3. Shop Before You Drop

Zweig’s next technique is a bit better-

Ask yourself: Which stock or fund would I most like to own? Then view your losers as a source of funding to reduce the amount of cash you would otherwise need to raise

Sometimes I think that selling losers can be good, especially if you’re purchasing a better buy. Maybe a new opportunity has presented itself with a higher return or the margin of safety in your losing investment has narrowed.

4. Re-price it.

Here, the idea is to take your original purchase price and divide it by 10 and compare that price with its current price. A simpler method might be to look at the price you’re seeing right now and compare it to your conservative estimate for the company’s margin of safety(the spread between the current price and the company’s intrinsic value you in your eyes). If you’re buying companies at what you think are 50% discounts, you’ll see a wider margin of safety. It will then be up to you to decide if anything has changed.

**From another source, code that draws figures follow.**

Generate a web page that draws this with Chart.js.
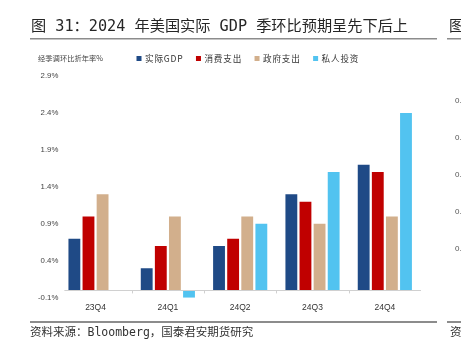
<!DOCTYPE html>
<html><head><meta charset="utf-8">
<script src="https://cdn.jsdelivr.net/npm/chart.js@4/dist/chart.umd.min.js"></script>
<style>
html,body{margin:0;padding:0;background:#fff;}
#wrap{position:relative;width:461px;height:355px;overflow:hidden;background:#fff;}
#c{position:absolute;left:0;top:0;}
</style></head><body>
<div id="wrap">
<canvas id="c" width="461" height="355"></canvas>
</div>
<script>
const categories = ['23Q4','24Q1','24Q2','24Q3','24Q4'];
const gdp = [0.7, 0.3, 0.6, 1.3, 1.7];
const consumption = [1.0, 0.6, 0.7, 1.2, 1.6];
const government = [1.3, 1.0, 1.0, 0.9, 1.0];
const investment = [null, -0.1, 0.9, 1.6, 2.4];
const seriesNames = ['实际GDP','消费支出','政府支出','私人投资'];
const yTicks = [-0.1, 0.4, 0.9, 1.4, 1.9, 2.4, 2.9];
const titleText = '图 31：2024 年美国实际 GDP 季环比预期呈先下后上';
const unitText = '经季调环比折年率%';
const sourceText = '资料来源：Bloomberg，国泰君安期货研究';

const colors = ['#1F4A86','#C00000','#D2AF8C','#52C3F0'];
const CJK = '"DejaVu Sans Mono","Noto Sans CJK SC",sans-serif';

const decor = {
  id:'decor',
  beforeDraw(chart){
    const c = chart.ctx;
    c.save();
    c.fillStyle='#fff'; c.fillRect(0,0,chart.width,chart.height);
    c.restore();
  },
  afterDraw(chart){
    const c = chart.ctx;
    const y = chart.scales.y, x = chart.scales.x;
    c.save();
    // title
    c.fillStyle='#262626';
    c.font='15.2px '+CJK;
    c.textBaseline='middle';
    c.fillText(titleText, 31, 27);
    c.fillText('图', 449, 27);
    // title underline
    c.fillStyle='#8c8c8c';
    c.fillRect(30,38,407,1.5);
    c.fillRect(447,38,20,1.5);
    // unit label
    c.fillStyle='#444';
    c.font='7.3px "Noto Sans CJK SC",sans-serif';
    c.fillText(unitText, 38, 58);
    // legend (from dataset labels/colours)
    c.font='8.6px "Noto Sans CJK SC",sans-serif';
    if ('letterSpacing' in c) c.letterSpacing = '0.8px';
    let lx = 136.5;
    chart.data.datasets.forEach(ds=>{
      c.fillStyle = ds.backgroundColor;
      c.fillRect(lx, 56, 5, 5);
      c.fillStyle = '#333';
      c.fillText(ds.label, lx+8.5, 58.5);
      lx += 8.5 + c.measureText(ds.label).width + 12.5;
    });
    if ('letterSpacing' in c) c.letterSpacing = '0px';
    // zero line
    const z = y.getPixelForValue(0);
    c.strokeStyle='#d0d0d0'; c.lineWidth=1;
    c.beginPath(); c.moveTo(x.left+5, Math.round(z)+0.5); c.lineTo(x.right, Math.round(z)+0.5); c.stroke();
    // small ticks at category boundaries
    for(let i=1;i<categories.length;i++){
      const bx = Math.round((x.getPixelForValue(i-1)+x.getPixelForValue(i))/2)+0.5;
      c.beginPath(); c.moveTo(bx, z); c.lineTo(bx, z+3); c.stroke();
    }
    // footer line
    c.fillStyle='#8c8c8c';
    c.fillRect(30,321,407,2);
    c.fillRect(447,321,20,2);
    // footer text
    c.fillStyle='#333';
    c.font='11.5px '+CJK;
    c.fillText(sourceText, 30, 333);
    c.fillText('资', 450, 333);
    // partial next chart labels
    c.fillStyle='#555';
    c.font='8px "Liberation Sans",sans-serif';
    ['0.','0.','0.','0.','0.'].forEach((t,i)=>c.fillText(t,455,101+i*37));
    c.restore();
  }
};

new Chart(document.getElementById('c'), {
  type:'bar',
  data:{
    labels:categories,
    datasets:[
      {label:seriesNames[0], data:gdp, backgroundColor:colors[0]},
      {label:seriesNames[1], data:consumption, backgroundColor:colors[1]},
      {label:seriesNames[2], data:government, backgroundColor:colors[2]},
      {label:seriesNames[3], data:investment, backgroundColor:colors[3]}
    ]
  },
  options:{
    responsive:false,
    animation:false,
    devicePixelRatio:1,
    layout:{padding:{top:76, left:37, right:40, bottom:37}},
    datasets:{bar:{categoryPercentage:0.78, barPercentage:0.84, borderWidth:0}},
    plugins:{
      title:{display:false},
      tooltip:{enabled:false},
      legend:{display:false}
    },
    scales:{
      x:{
        grid:{display:false, drawTicks:false},
        border:{display:false},
        ticks:{color:'#333', font:{size:8.5, family:'"Liberation Sans",sans-serif'}, padding:5}
      },
      y:{
        min:-0.1, max:2.9,
        afterBuildTicks(s){ s.ticks = yTicks.map(v=>({value:v})); },
        grid:{display:false, drawTicks:false},
        border:{display:false},
        ticks:{
          color:'#444', padding:1,
          font:{size:7.8, family:'"Liberation Sans",sans-serif'},
          callback:(v)=>v.toFixed(1)+'%'
        }
      }
    }
  },
  plugins:[decor]
});
</script>
</body></html>
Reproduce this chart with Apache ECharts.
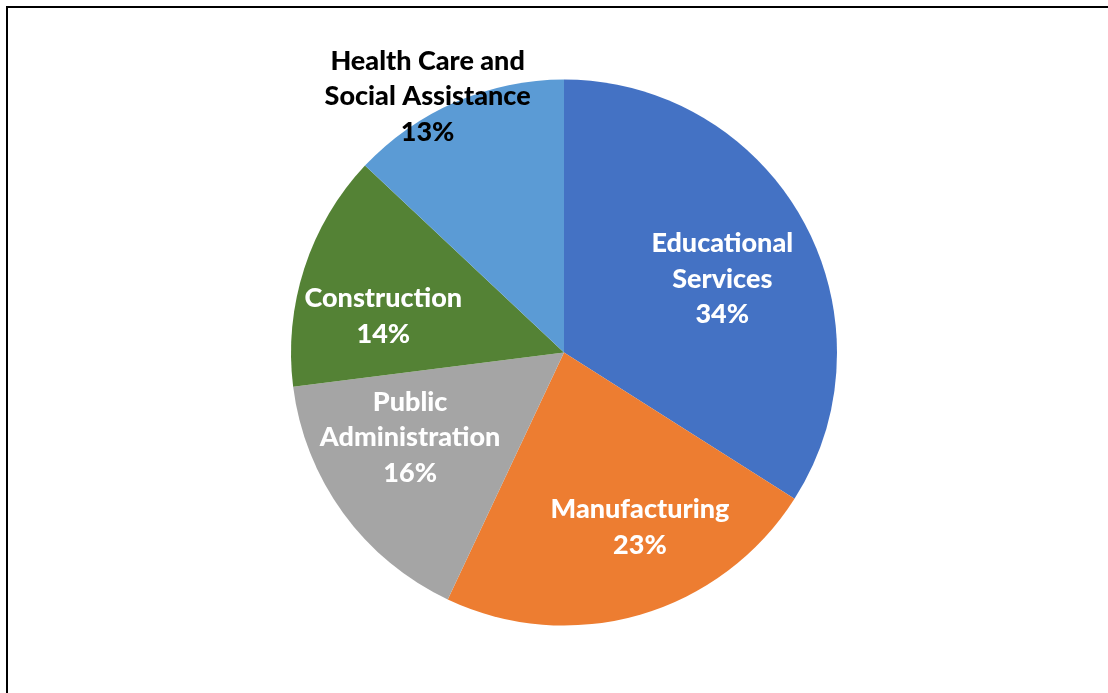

If the margin of safety has narrowed to a point where maybe the capital could be better used elsewhere, then you should.

5. Follow your sales.

This is some of the best advice in the column.

Using an online portfolio tracker, monitor the returns of all the stocks you sell after you sell them. Studying the aftermath of your mistakes will enable you to learn which you sold too soon and which too late. You cannot improve what you do not measure.

I try to do the same. On my Google Finance page I keep all of my stocks, even after selling them. I like to see what they’re currently doing and learn from my mistakes and the company’s mistakes. By doing this, you expand your circle of competence. It makes me think of a quote from Edward Lampert in Fortune Magazine.

[The] idea of anticipation is key to investing and to business generally. You can’t wait for an opportunity to become obvious. You have to think, “Here’s what other people and companies have done under certain circumstances. Now, under these new circumstances, how is this management likely to behave?” The plays my father designed for me helped me learn to think ahead. Lots of days I asked him, “Why can’t we just invite kids over and play a game?” In order to do something well, he explained, you have to keep practicing and preparing.

And I think that’s one of the more important concepts to keep in mind when investing. You can often draw upon past experiences when making future decisions. The situation might not be entirely the same, but it’s incredibly useful to have that kind of knowledge filed away for future reference.